The Gloria in excelsis, the Hymn she loves so passionately during these days, when Angels come down from heaven to sing it—even that must be hushed to-day: and, in the Holy Sacrifice, she sings no Alleluia.

In this, as in everything she does, the Church acts with an exquisite delicacy of feeling. Her Liturgy is a school of refined christian considerateness.

Joy Amidst Sorrow

This expression of sympathy gives to-day's Office a pathetic sadness, which, however, in no ways interferes with the joy, which the Church feels in celebrating the Feast of the Holy Innocents.

She keeps it with an Octave, as she does the two preceding Feasts of St. Stephen and St. John.

Children Honoured in the Liturgy

She sanctions the practice, observed in Cathedrals and Collegiate Churches, of allowing young boys to share in the duties of the Choir, and blend their innocent chanting with that of the Ministers of God.

She grants them several privileges, and takes pleasure in seeing the delight wherewith these children perform the several functions entrusted to them.

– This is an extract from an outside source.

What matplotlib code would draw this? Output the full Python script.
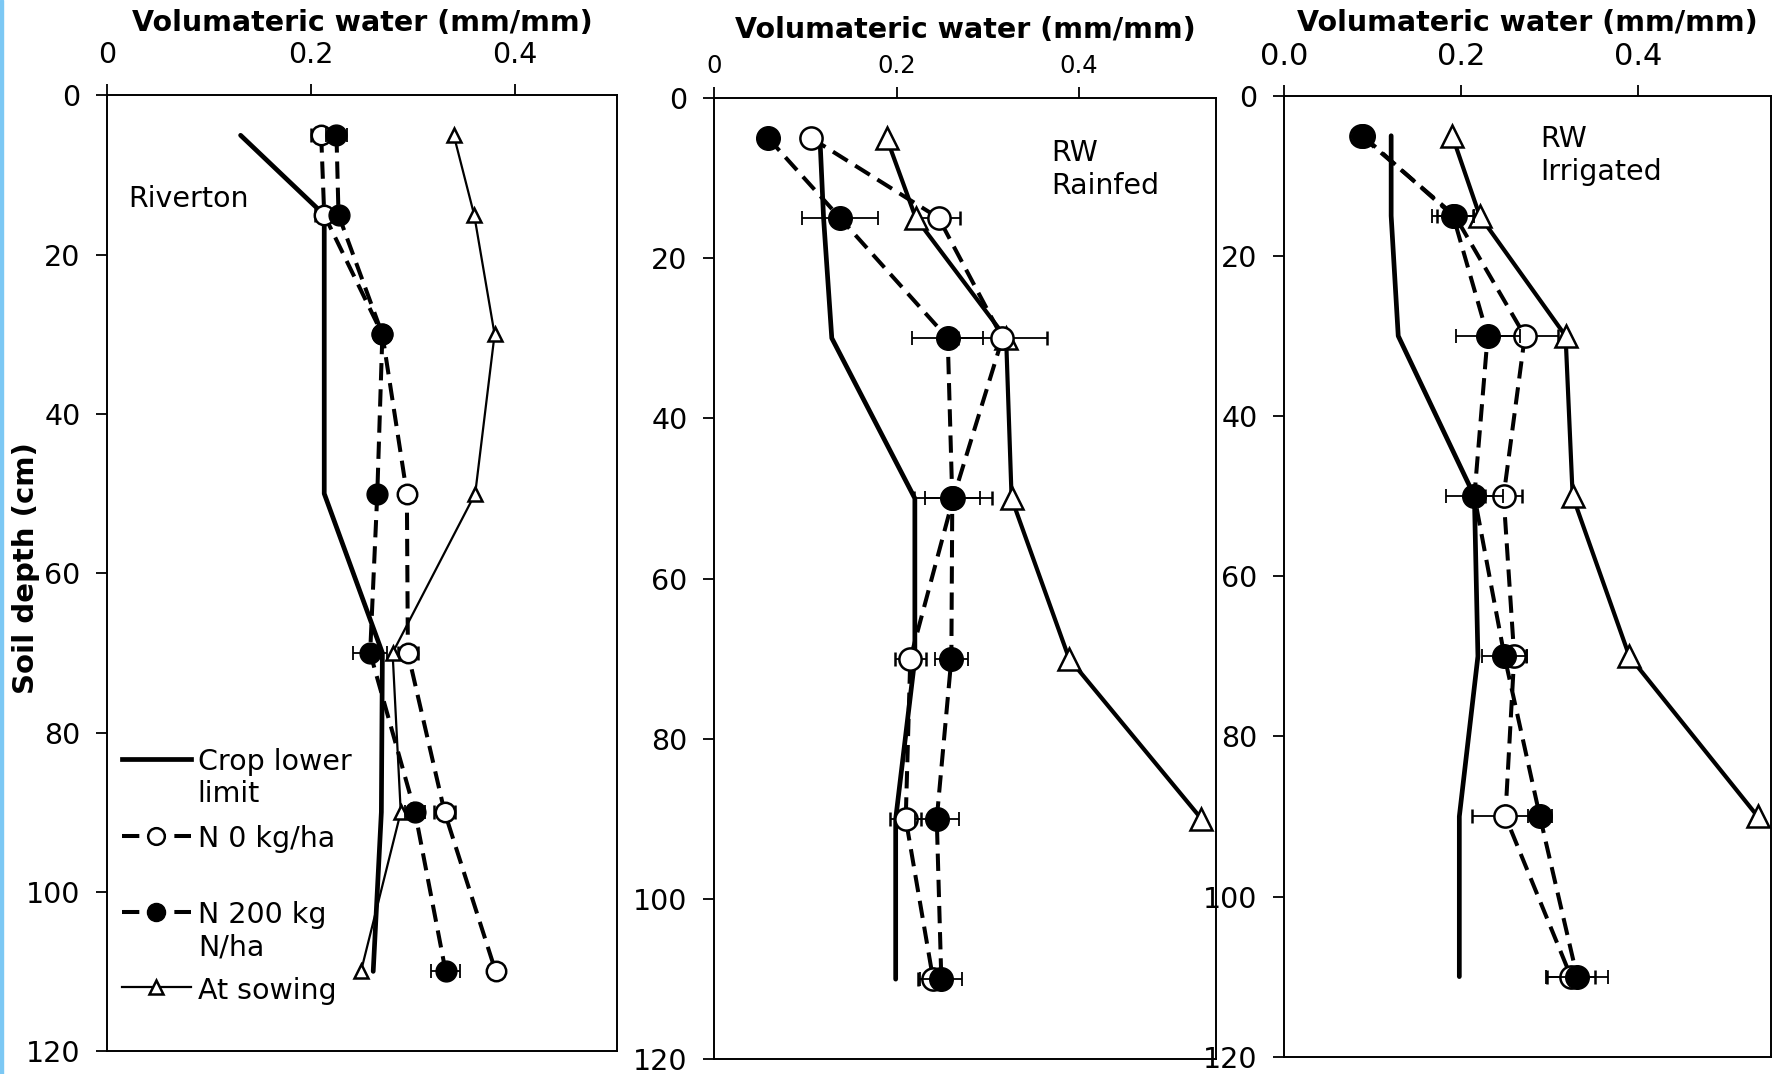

This joy, this simplicity, this innocence, all add a charm to the divine Service; and through these youthful Choristers, the Church pays honour to the Infant Jesus, and to the Holy Innocents of Bethlehem.

Stations of the Feast in Rome

In Rome, the Station for the Feast of St. Stephen is in the Church dedicated to the holy Protomartyr, on Monte Celio; that for St. John is in the Basilica of St. Mary Major; to-day, the Station is made at St. Paul's Beyond the Walls, which possesses several of the bodies of the Holy Innocents.

In the 16th century, Pope Xystus the Fifth caused a portion of these Relics to be translated to St. Mary Major's, and Lut near the holy Relic of our Lord's Crib.